President Donald Trump was not the first U.S. president who considered Iranian military commander Qasem Soleimani a threat to stability in the Middle East, but unlike President Barack Obama and President George W. Bush, he ordered a drone strike that resulted in the Iranian leader's death. And security/foreign policy expert Anthony Dworkin, in a January 7 article for Just Security, outlines some of the ways in which the killing of Soleimani is a departure from the policies of the Bush Administration and the Obama Administration.


Dworkin, known for his work with the European Council on Foreign Relations, wrote, “The drone strike against Qasem Soleimani marks a significant escalation in the United States’ use of force against external security threats as it has evolved in the years since September 11, 2001….  With this action, President Trump has imported the kind of individualized targeting that has become associated with counter-terrorism operations into the United States’ confrontation with another state.”

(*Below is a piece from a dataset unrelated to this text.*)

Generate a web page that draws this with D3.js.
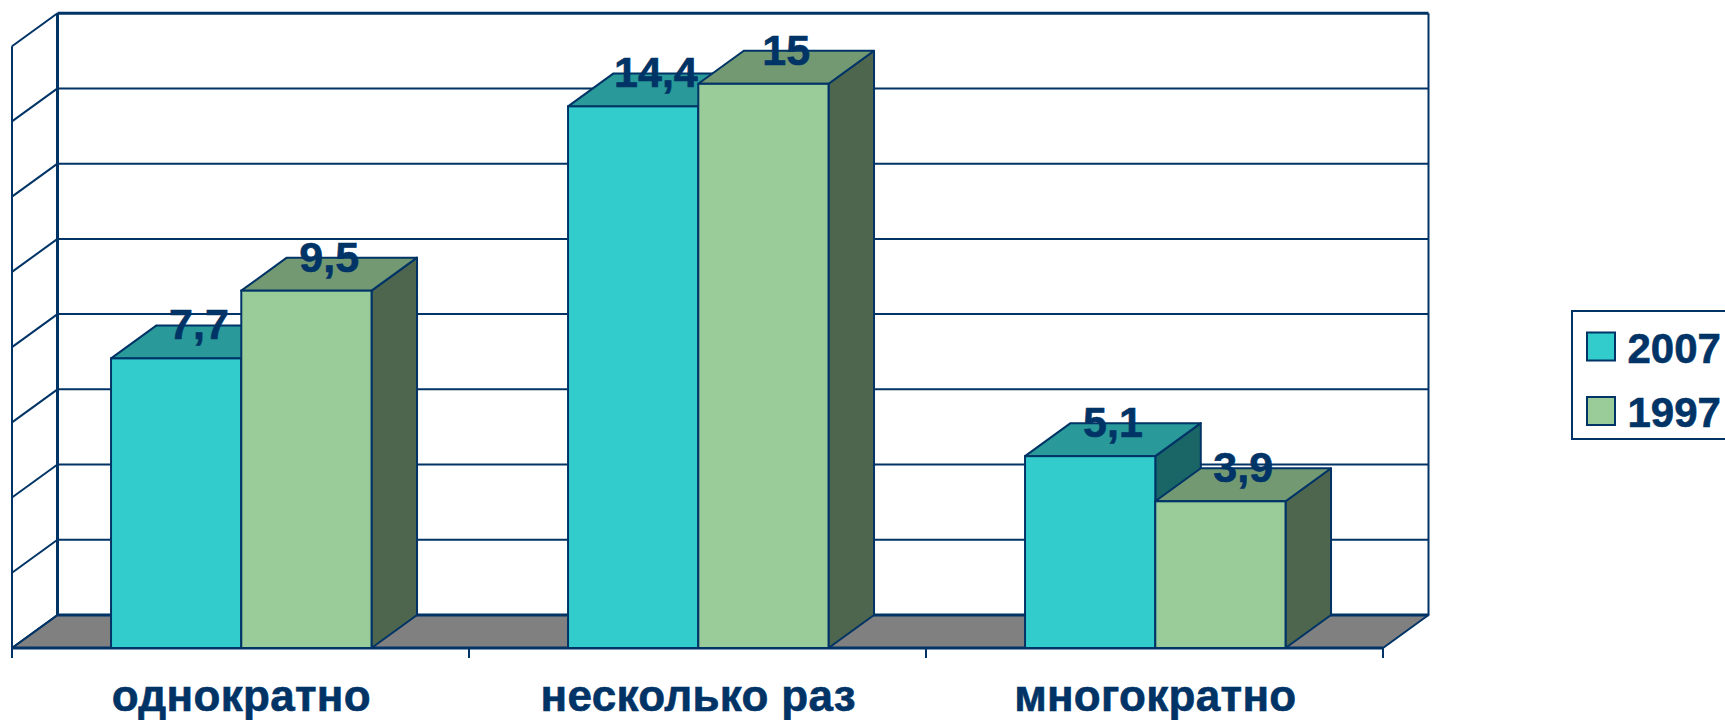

The killing of Soleimani, according to Dworkin, “looks less like a wartime military operation” and “more like the kind of targeted killing that the United States and Israel, among other countries, has carried out to remove individual members of non-state groups involved in planning or conducting terrorist attacks.”

In 1943, Dworkin notes, the U.S. military carried out an operation that brought down a Japanese plane carrying Admiral Isoroku Yamamoto, the naval commander responsible for the December 7, 1941 attack on Pearl Harbor. However, Dworkin stresses, there are key differences between that 1943 operation and the drone strike that killed Soleimani — for one thing, the U.S. under President Franklin Delano Roosevelt was officially at war with Japan as part of World War II in 1943.

“The attack against Yamamoto took place at a time when the United States and Japan were engaged in an all-out war that ended with the complete surrender of Japan,” Dworkin observes. “By contrast, the United States targeted Maj. Gen. Soleimani, Iran’s most influential military commander, at a time when there were no direct conventional hostilities underway between the United States and Iran. Indeed, President Trump said that the strike against Soleimani was taken ‘to stop a war’ — meaning, apparently to prevent a war from starting rather than forming part of a war that was already taking place.”

Dworkin concludes his article by stressing that it is unclear whether or not the operation that killed Soleimani is in keeping with United Nations rules.

“In killing an Iranian government official, the United States has used force against Iran — and under the UN Charter, that is only permitted to the degree that is necessary and proportionate to defend against an armed attack,” Dworkin explains. “Whether or not the United States has met that threshold, its action —and public acknowledgement and justifications of that action — sets a significant precedent in loosening restraints on military action in a way that could prove highly escalatory at a time when links between states and proxy militias have multiplied across the Middle East and North Africa, and beyond.”